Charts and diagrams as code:
────────────────
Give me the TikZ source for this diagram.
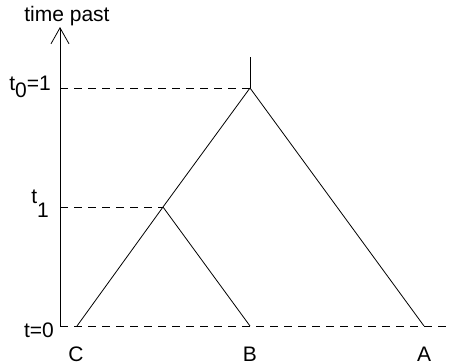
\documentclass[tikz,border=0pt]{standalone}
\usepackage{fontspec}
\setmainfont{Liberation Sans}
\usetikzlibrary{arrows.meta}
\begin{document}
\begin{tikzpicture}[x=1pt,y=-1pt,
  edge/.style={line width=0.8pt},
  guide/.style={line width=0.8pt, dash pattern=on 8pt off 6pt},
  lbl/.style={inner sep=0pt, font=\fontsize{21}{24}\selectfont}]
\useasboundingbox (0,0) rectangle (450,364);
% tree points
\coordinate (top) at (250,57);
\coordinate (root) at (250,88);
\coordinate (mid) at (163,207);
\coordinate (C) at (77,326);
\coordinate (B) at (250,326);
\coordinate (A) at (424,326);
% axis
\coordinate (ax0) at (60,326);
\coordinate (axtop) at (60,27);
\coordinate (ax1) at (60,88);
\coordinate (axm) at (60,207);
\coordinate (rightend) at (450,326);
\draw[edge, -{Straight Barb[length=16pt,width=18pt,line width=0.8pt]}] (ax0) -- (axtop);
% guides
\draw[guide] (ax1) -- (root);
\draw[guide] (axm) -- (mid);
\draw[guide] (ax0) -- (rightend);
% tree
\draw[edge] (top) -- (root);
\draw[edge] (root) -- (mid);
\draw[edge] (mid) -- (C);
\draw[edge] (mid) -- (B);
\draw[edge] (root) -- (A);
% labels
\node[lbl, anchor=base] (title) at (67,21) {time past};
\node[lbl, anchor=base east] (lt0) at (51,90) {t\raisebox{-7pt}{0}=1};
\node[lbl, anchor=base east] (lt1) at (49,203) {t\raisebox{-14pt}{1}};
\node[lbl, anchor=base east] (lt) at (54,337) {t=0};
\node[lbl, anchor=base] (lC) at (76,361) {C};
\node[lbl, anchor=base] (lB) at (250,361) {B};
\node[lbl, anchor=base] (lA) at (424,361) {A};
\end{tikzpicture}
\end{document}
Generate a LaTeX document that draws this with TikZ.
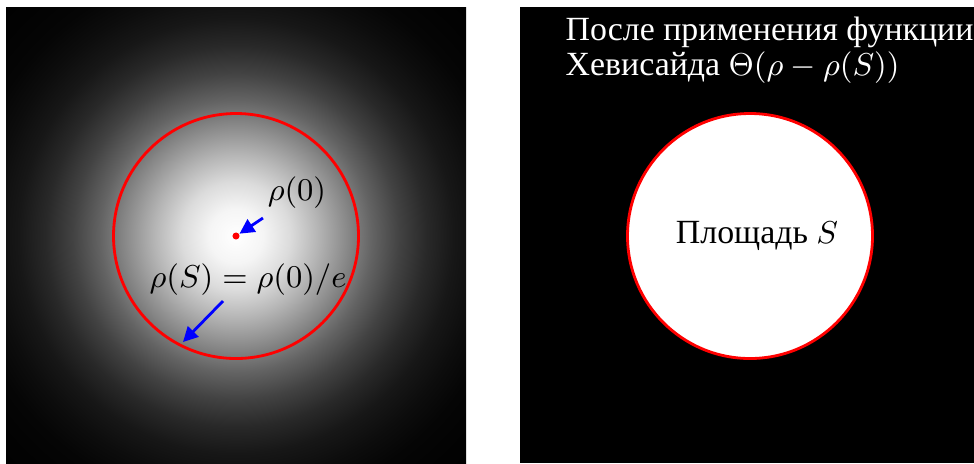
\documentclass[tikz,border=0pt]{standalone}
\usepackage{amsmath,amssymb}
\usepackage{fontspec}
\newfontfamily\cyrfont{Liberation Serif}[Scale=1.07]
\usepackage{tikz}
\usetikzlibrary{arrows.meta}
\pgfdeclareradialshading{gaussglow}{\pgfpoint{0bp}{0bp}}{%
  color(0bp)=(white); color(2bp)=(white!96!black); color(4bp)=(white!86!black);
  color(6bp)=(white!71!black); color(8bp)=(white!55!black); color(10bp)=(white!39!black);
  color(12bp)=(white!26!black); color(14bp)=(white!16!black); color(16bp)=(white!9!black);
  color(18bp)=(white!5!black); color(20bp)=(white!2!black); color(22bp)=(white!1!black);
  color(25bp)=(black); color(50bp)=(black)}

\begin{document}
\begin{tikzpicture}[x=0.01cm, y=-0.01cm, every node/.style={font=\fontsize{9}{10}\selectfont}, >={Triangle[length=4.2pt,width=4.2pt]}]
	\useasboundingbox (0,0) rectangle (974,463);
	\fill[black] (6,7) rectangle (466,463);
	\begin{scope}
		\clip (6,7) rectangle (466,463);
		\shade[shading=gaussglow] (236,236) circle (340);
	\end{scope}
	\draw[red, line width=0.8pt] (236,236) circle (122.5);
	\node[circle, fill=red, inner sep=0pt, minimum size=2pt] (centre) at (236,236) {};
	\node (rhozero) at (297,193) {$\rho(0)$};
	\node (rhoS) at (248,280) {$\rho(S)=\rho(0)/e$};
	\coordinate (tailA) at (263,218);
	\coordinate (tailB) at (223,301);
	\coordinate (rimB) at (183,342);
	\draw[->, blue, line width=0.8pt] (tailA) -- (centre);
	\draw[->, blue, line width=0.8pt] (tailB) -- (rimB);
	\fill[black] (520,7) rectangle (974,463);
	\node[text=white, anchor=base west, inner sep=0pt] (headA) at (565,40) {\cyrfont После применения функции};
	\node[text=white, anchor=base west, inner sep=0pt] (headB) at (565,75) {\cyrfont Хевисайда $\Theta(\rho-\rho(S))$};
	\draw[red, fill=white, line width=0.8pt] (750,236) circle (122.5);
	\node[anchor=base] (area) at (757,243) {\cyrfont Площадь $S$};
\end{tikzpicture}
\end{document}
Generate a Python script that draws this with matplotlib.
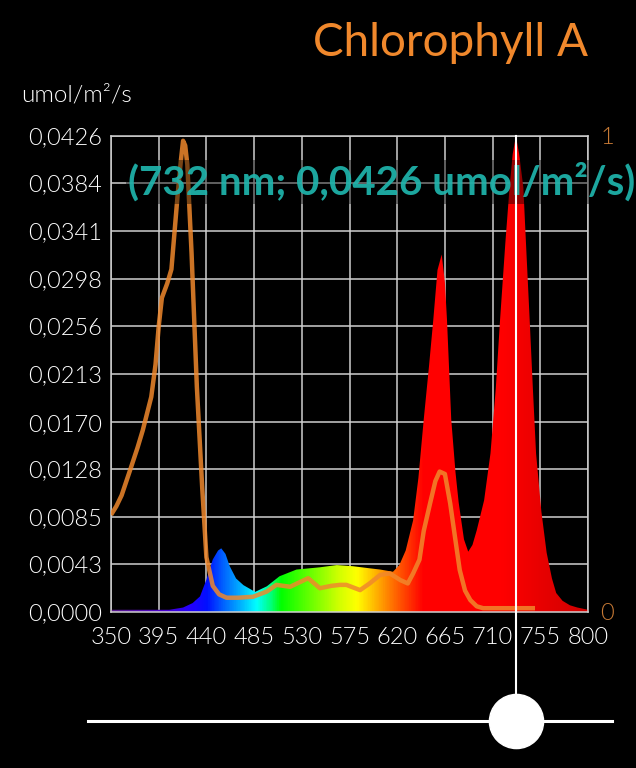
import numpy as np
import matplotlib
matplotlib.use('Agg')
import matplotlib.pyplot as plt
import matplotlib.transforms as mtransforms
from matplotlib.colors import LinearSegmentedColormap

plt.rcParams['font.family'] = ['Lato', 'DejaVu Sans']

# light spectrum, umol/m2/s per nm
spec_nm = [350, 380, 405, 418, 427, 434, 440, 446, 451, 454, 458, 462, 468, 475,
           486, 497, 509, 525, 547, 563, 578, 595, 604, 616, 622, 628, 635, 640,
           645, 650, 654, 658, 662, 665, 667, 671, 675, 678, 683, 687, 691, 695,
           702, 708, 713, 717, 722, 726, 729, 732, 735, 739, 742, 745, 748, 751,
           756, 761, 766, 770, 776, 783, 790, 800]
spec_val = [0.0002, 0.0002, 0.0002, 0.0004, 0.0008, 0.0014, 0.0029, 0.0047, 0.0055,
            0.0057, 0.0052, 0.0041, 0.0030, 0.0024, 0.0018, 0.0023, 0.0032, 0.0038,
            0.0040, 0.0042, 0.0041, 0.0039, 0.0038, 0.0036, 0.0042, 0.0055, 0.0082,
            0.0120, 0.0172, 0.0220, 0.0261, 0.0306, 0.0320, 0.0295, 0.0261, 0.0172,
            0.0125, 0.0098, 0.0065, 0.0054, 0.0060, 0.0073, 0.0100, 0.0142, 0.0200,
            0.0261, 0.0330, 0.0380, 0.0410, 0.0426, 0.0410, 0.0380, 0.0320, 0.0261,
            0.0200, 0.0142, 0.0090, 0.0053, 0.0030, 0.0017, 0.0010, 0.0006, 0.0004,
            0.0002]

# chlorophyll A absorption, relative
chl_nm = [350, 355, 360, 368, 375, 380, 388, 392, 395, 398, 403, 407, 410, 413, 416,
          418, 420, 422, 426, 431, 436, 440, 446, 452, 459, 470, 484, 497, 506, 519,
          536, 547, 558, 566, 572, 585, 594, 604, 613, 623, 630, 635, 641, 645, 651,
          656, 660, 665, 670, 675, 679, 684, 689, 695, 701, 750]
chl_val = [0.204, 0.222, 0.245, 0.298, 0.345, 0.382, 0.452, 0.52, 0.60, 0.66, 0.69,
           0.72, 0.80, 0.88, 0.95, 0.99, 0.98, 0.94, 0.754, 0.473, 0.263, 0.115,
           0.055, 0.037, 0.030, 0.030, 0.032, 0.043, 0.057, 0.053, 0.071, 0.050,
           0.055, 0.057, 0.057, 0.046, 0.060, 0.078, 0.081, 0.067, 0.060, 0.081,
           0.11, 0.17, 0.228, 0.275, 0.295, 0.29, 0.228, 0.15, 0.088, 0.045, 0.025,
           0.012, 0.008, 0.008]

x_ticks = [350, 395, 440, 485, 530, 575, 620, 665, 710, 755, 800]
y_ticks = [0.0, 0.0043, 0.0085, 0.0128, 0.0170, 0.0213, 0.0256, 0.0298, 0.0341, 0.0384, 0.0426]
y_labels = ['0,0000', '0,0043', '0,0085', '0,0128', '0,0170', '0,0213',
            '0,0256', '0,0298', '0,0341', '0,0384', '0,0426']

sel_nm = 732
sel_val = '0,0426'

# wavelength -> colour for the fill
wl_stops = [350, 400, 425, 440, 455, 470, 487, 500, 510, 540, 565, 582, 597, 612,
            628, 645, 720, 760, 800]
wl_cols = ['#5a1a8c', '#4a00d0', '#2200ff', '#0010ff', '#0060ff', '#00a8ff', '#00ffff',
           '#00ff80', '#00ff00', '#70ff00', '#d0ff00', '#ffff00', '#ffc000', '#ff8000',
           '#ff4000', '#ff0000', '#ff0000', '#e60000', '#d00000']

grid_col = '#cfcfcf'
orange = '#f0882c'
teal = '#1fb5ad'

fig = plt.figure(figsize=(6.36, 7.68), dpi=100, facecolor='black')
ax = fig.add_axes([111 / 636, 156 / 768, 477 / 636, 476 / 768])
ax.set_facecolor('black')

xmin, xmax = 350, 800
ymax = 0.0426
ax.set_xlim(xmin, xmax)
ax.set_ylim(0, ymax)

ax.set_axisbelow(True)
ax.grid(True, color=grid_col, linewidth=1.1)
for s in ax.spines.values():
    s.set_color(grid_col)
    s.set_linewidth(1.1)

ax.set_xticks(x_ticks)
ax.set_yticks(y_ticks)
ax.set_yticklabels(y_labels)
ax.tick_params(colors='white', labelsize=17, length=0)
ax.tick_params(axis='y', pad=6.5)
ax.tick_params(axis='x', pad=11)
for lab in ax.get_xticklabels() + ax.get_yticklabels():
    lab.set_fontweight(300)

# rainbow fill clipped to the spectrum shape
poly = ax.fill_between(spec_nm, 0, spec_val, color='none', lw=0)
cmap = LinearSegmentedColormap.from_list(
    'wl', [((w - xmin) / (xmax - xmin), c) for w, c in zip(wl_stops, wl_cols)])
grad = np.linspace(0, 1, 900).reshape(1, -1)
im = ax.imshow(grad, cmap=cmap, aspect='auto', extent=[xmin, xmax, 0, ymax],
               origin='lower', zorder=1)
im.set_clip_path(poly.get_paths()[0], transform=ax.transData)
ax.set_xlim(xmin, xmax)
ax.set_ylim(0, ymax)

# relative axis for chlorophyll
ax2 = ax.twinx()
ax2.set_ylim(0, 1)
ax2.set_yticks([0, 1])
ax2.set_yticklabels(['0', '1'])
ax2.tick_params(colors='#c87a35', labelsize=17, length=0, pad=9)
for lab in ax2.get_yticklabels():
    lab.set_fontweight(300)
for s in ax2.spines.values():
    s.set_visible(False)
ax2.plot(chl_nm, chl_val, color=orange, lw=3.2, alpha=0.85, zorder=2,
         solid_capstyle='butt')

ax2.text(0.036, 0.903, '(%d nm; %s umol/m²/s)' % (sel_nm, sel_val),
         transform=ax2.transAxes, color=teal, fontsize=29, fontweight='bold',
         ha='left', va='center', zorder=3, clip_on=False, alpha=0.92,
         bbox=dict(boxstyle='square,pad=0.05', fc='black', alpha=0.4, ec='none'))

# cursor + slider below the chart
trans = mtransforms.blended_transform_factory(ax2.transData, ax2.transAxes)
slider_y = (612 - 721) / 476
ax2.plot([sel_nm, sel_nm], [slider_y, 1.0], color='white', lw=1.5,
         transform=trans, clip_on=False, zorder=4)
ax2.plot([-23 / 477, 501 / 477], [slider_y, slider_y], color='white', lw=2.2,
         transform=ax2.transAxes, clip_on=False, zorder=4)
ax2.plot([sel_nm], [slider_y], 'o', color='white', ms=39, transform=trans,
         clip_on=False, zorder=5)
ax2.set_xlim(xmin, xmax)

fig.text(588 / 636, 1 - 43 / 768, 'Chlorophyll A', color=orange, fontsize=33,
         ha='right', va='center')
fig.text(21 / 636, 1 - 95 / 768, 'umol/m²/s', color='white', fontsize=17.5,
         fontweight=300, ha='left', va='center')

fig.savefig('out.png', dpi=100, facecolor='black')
────────────────
> _Problem details_:
Work out how many lines in the records above contain the word "matplotlib", and give only that number.

> _Result of this task_:
6